Excellent. Thanks, @jeswr; I can work with this!

RubenVerborgh · 2022-06-24T18:02:55Z

@jeswr Thanks for your patience. Gave this a deep review.

This is almost good to go, except the readable getter, which uses a trick that will get us into trouble.
The readable mechanism is quite intricate, and is also used to fire the readable event at the correct times.
So we really need something that sets this.readable = true when the source becomes readable, similar to how TransformIterator has source.on('readable', destinationFillBuffer).

As a fun challenge (and looping in @joachimvh), I gave up on the typing of private readonly _mappings: MapFunction<any, any, MappingIterator<S, D>>[]; which should really be private readonly _mappings: MapChain<S, D> where MapChain<S, D> is recursively defined as [MapFunction<S, D>] | [MapFunction<S, X>, ...MapChain<X, D>] with some infer X magic. However, I couldn't do it. Not a necessity though 🙂

RubenVerborgh · 2022-06-24T18:03:53Z

asynciterator.ts

+  private readonly _mappingRoot: InternalSource<any>;
+
+  // This is wrong: readable should be set by listening to source events
+  get readable() {


This breaks things, because certain readable events will not be fired.

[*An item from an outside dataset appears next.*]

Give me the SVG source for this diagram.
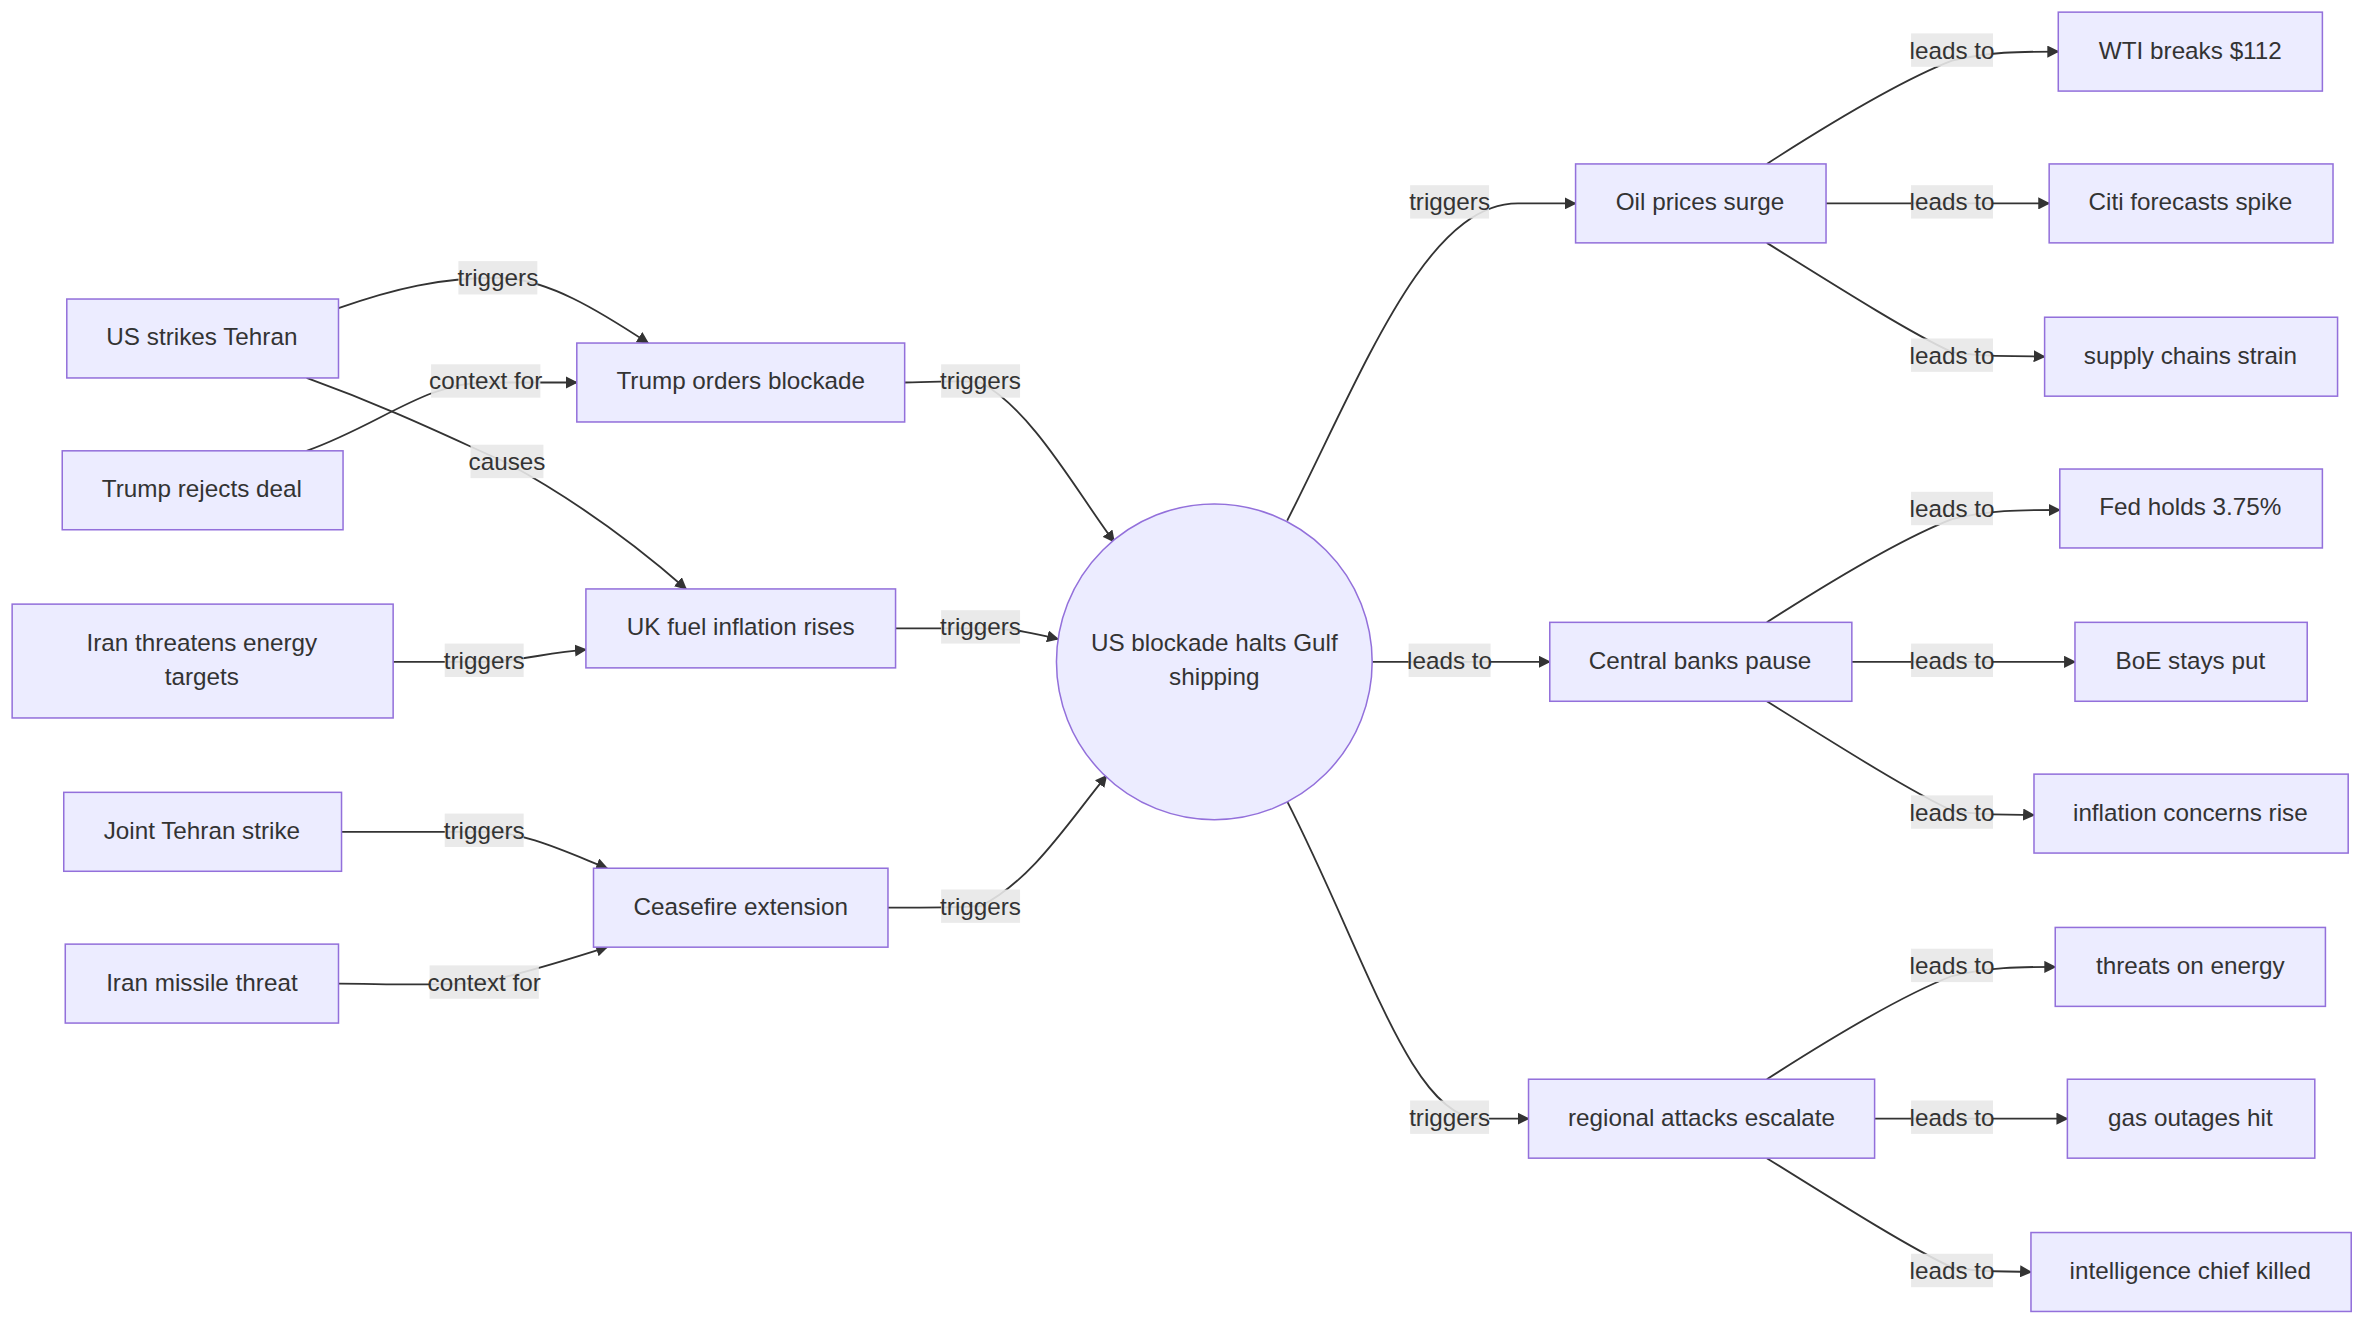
<svg xmlns="http://www.w3.org/2000/svg" width="2368" height="1328" viewBox="0 0 2368 1328">
<style>
.n rect,.n circle{fill:#ECECFF;stroke:#9370DB;stroke-width:1}
text{font-family:"Liberation Sans",Arial,sans-serif;font-size:16px;fill:#333;text-anchor:middle;dominant-baseline:central}
.e path{fill:none;stroke:#333;stroke-width:1.2}
.l rect{fill:#e8e8e8;opacity:0.9}
</style>
<defs><marker id="a" viewBox="0 0 10 10" refX="9" refY="5" markerWidth="8" markerHeight="8" orient="auto" markerUnits="userSpaceOnUse"><path d="M0,0L10,5L0,10z" fill="#333"/></marker></defs>
<rect width="2368" height="1328" fill="#fff"/>
<g transform="scale(1.5179)">
<g id="connectors" class="e">
<path marker-end="url(#a)" d="M223,203 C260,190 290,183 328,183 C360,183 395,205 427,226"/>
<path marker-end="url(#a)" d="M202,297 C250,280 280,252 320,252 L380,252"/>
<path marker-end="url(#a)" d="M202,249 C260,270 300,290 334,305 C380,330 420,360 452,388"/>
<path marker-end="url(#a)" d="M259,436 L319,436 C340,436 360,430 386,428"/>
<path marker-end="url(#a)" d="M225,548 L319,548 C345,548 370,560 400,572"/>
<path marker-end="url(#a)" d="M223,648 C250,648 290,650 319,647 C350,640 375,632 400,624"/>
<path marker-end="url(#a)" d="M596,252 C620,252 635,250 646,252 C680,270 710,325 734,357"/>
<path marker-end="url(#a)" d="M590,414 L646,414 C670,414 685,418 697,421"/>
<path marker-end="url(#a)" d="M585,598 C610,598 630,598 646,597 C680,580 705,540 729,511"/>
<path marker-end="url(#a)" d="M848,343 C900,240 940,134 1000,134 L1038,134"/>
<path marker-end="url(#a)" d="M904,436 L1021,436"/>
<path marker-end="url(#a)" d="M848,528 C900,630 930,737 975,737 L1007,737"/>
<path marker-end="url(#a)" d="M1164,108 C1220,72 1260,50 1286,40 C1310,34 1330,34 1356,34"/>
<path marker-end="url(#a)" d="M1203,134 L1350,134"/>
<path marker-end="url(#a)" d="M1164,160 C1220,195 1260,220 1286,232 C1310,236 1325,234 1347,235"/>
<path marker-end="url(#a)" d="M1164,410 C1220,374 1260,352 1286,342 C1310,336 1330,336 1357,336"/>
<path marker-end="url(#a)" d="M1220,436 L1367,436"/>
<path marker-end="url(#a)" d="M1164,462 C1220,497 1260,522 1286,534 C1310,538 1320,536 1340,537"/>
<path marker-end="url(#a)" d="M1164,711 C1220,675 1260,653 1286,643 C1310,637 1330,637 1354,637"/>
<path marker-end="url(#a)" d="M1235,737 L1362,737"/>
<path marker-end="url(#a)" d="M1164,763 C1220,798 1260,823 1286,835 C1310,839 1320,837 1338,838"/>
</g>
<g id="labels" class="l">
<rect x="302" y="172" width="52" height="22"/><text x="328" y="183">triggers</text>
<rect x="284" y="240" width="72" height="22"/><text x="320" y="251">context for</text>
<rect x="310" y="293" width="48" height="22"/><text x="334" y="304">causes</text>
<rect x="293" y="424" width="52" height="22"/><text x="319" y="435">triggers</text>
<rect x="293" y="536" width="52" height="22"/><text x="319" y="547">triggers</text>
<rect x="283" y="636" width="72" height="22"/><text x="319" y="647">context for</text>
<rect x="620" y="240" width="52" height="22"/><text x="646" y="251">triggers</text>
<rect x="620" y="402" width="52" height="22"/><text x="646" y="413">triggers</text>
<rect x="620" y="586" width="52" height="22"/><text x="646" y="597">triggers</text>
<rect x="929" y="122" width="52" height="22"/><text x="955" y="133">triggers</text>
<rect x="928" y="424" width="54" height="22"/><text x="955" y="435">leads to</text>
<rect x="929" y="725" width="52" height="22"/><text x="955" y="736">triggers</text>
<rect x="1259" y="22" width="54" height="22"/><text x="1286" y="33">leads to</text>
<rect x="1259" y="122" width="54" height="22"/><text x="1286" y="133">leads to</text>
<rect x="1259" y="223" width="54" height="22"/><text x="1286" y="234">leads to</text>
<rect x="1259" y="324" width="54" height="22"/><text x="1286" y="335">leads to</text>
<rect x="1259" y="424" width="54" height="22"/><text x="1286" y="435">leads to</text>
<rect x="1259" y="524" width="54" height="22"/><text x="1286" y="535">leads to</text>
<rect x="1259" y="625" width="54" height="22"/><text x="1286" y="636">leads to</text>
<rect x="1259" y="725" width="54" height="22"/><text x="1286" y="736">leads to</text>
<rect x="1259" y="826" width="54" height="22"/><text x="1286" y="837">leads to</text>
</g>
<g id="n1" class="n"><rect x="44" y="197" width="179" height="52"/><text x="133" y="222">US strikes Tehran</text></g>
<g id="n2" class="n"><rect x="41" y="297" width="185" height="52"/><text x="133" y="322">Trump rejects deal</text></g>
<g id="n3" class="n"><rect x="8" y="398" width="251" height="75"/><text x="133" y="423">Iran threatens energy</text><text x="133" y="446">targets</text></g>
<g id="n4" class="n"><rect x="42" y="522" width="183" height="52"/><text x="133" y="547">Joint Tehran strike</text></g>
<g id="n5" class="n"><rect x="43" y="622" width="180" height="52"/><text x="133" y="647">Iran missile threat</text></g>
<g id="n6" class="n"><rect x="380" y="226" width="216" height="52"/><text x="488" y="251">Trump orders blockade</text></g>
<g id="n7" class="n"><rect x="386" y="388" width="204" height="52"/><text x="488" y="413">UK fuel inflation rises</text></g>
<g id="n8" class="n"><rect x="391" y="572" width="194" height="52"/><text x="488" y="597">Ceasefire extension</text></g>
<g id="n9" class="n"><circle cx="800" cy="436" r="104"/><text x="800" y="423">US blockade halts Gulf</text><text x="800" y="446">shipping</text></g>
<g id="n10" class="n"><rect x="1038" y="108" width="165" height="52"/><text x="1120" y="133">Oil prices surge</text></g>
<g id="n11" class="n"><rect x="1021" y="410" width="199" height="52"/><text x="1120" y="435">Central banks pause</text></g>
<g id="n12" class="n"><rect x="1007" y="711" width="228" height="52"/><text x="1121" y="736">regional attacks escalate</text></g>
<g id="n13" class="n"><rect x="1356" y="8" width="174" height="52"/><text x="1443" y="33">WTI breaks $112</text></g>
<g id="n14" class="n"><rect x="1350" y="108" width="187" height="52"/><text x="1443" y="133">Citi forecasts spike</text></g>
<g id="n15" class="n"><rect x="1347" y="209" width="193" height="52"/><text x="1443" y="234">supply chains strain</text></g>
<g id="n16" class="n"><rect x="1357" y="309" width="173" height="52"/><text x="1443" y="334">Fed holds 3.75%</text></g>
<g id="n17" class="n"><rect x="1367" y="410" width="153" height="52"/><text x="1443" y="435">BoE stays put</text></g>
<g id="n18" class="n"><rect x="1340" y="510" width="207" height="52"/><text x="1443" y="535">inflation concerns rise</text></g>
<g id="n19" class="n"><rect x="1354" y="611" width="178" height="52"/><text x="1443" y="636">threats on energy</text></g>
<g id="n20" class="n"><rect x="1362" y="711" width="163" height="52"/><text x="1443" y="736">gas outages hit</text></g>
<g id="n21" class="n"><rect x="1338" y="812" width="211" height="52"/><text x="1443" y="837">intelligence chief killed</text></g>
</g>
</svg>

We need to actually set readable = true.

asynciterator.ts

RubenVerborgh · 2022-06-24T21:04:32Z

asynciterator.ts

@@ -25,6 +25,11 @@ export function setTaskScheduler(scheduler: TaskScheduler): void {
  taskScheduler = scheduler;
 }

+/** Binds a function to an object */
+function bind(fn: Function, self?: object) {


Suggested change

function bind(fn: Function, self?: object) {

function bind<T extends Function>(fn: T, self?: object): T {

is the correct one, but that leads to errors below.

RubenVerborgh · 2022-06-24T21:06:21Z

asynciterator.ts

+  }
+
+  map<K>(map: (item: D, it: AsyncIterator<any>) => K | null, self?: any): AsyncIterator<K> {
+    return new MappingIterator<S, K>(this._source, [...this._mappings, bind(map, self)], this);


Something is off here.

MappingIterator (overload 2) takes as constructor parameters the direct source (should be this), the mappings, and the mapping root (should be this._mappingRoot). Yet the tests do not catch this problem.

RubenVerborgh · 2022-06-24T21:11:08Z

asynciterator.ts

+    let mapped : any = null;
+    while (mapped === null && (mapped = this._source.read()) !== null) {
+      for (let i = 0; i < this._mappings.length; i++) {
+        mapped = this._mappings[i](mapped, this);


The this pointer is not correct here; that should be the MappingIterator at each level.

I think you are right but I am still context switching back to this issue so not fully confident yet.

RubenVerborgh · 2022-06-24T21:56:11Z

Sorry for the haphazard comments, @jeswr! They may look random, but it's actually three separate waves of working on this, and some crucial thinking work in between.

However, this is the conclusion I've come to:

Let's first merge this without the repeated .map optimization.
- That will allow us to get readable right.
- There are a couple of conceptual difficulties with the combined mapping from the root. One of them is the exposure of the iterator argument in the map callback. When you compress multiple mappings into one, this argument becomes meaningless/powerless: calling .end on these intermediate iterators becomes hard to define.
We should not expose the iterator argument in the map function, as this excludes certain optimizations in the future.
- We could define a special return value (a Symbol or so) that means "end the iterator", just like null now means "don't emit this item". I don't think that's a great solution though in general, to have such special return values. Or we could throw a special kind of error. But still not my favorite.
The previous point probably also means we need a different take iterator; I propose we just inline the solution of feat: faster transforming #58 (but not have a separate HeadIterator, that seems overkill).
In this simpler implementation, let's focus on getting all edge cases right.
- For instance, the source should not be read from if the source if closed, or if the mapped iterator is closed.
- And we'll need tests for all these (similar to TransformIterator).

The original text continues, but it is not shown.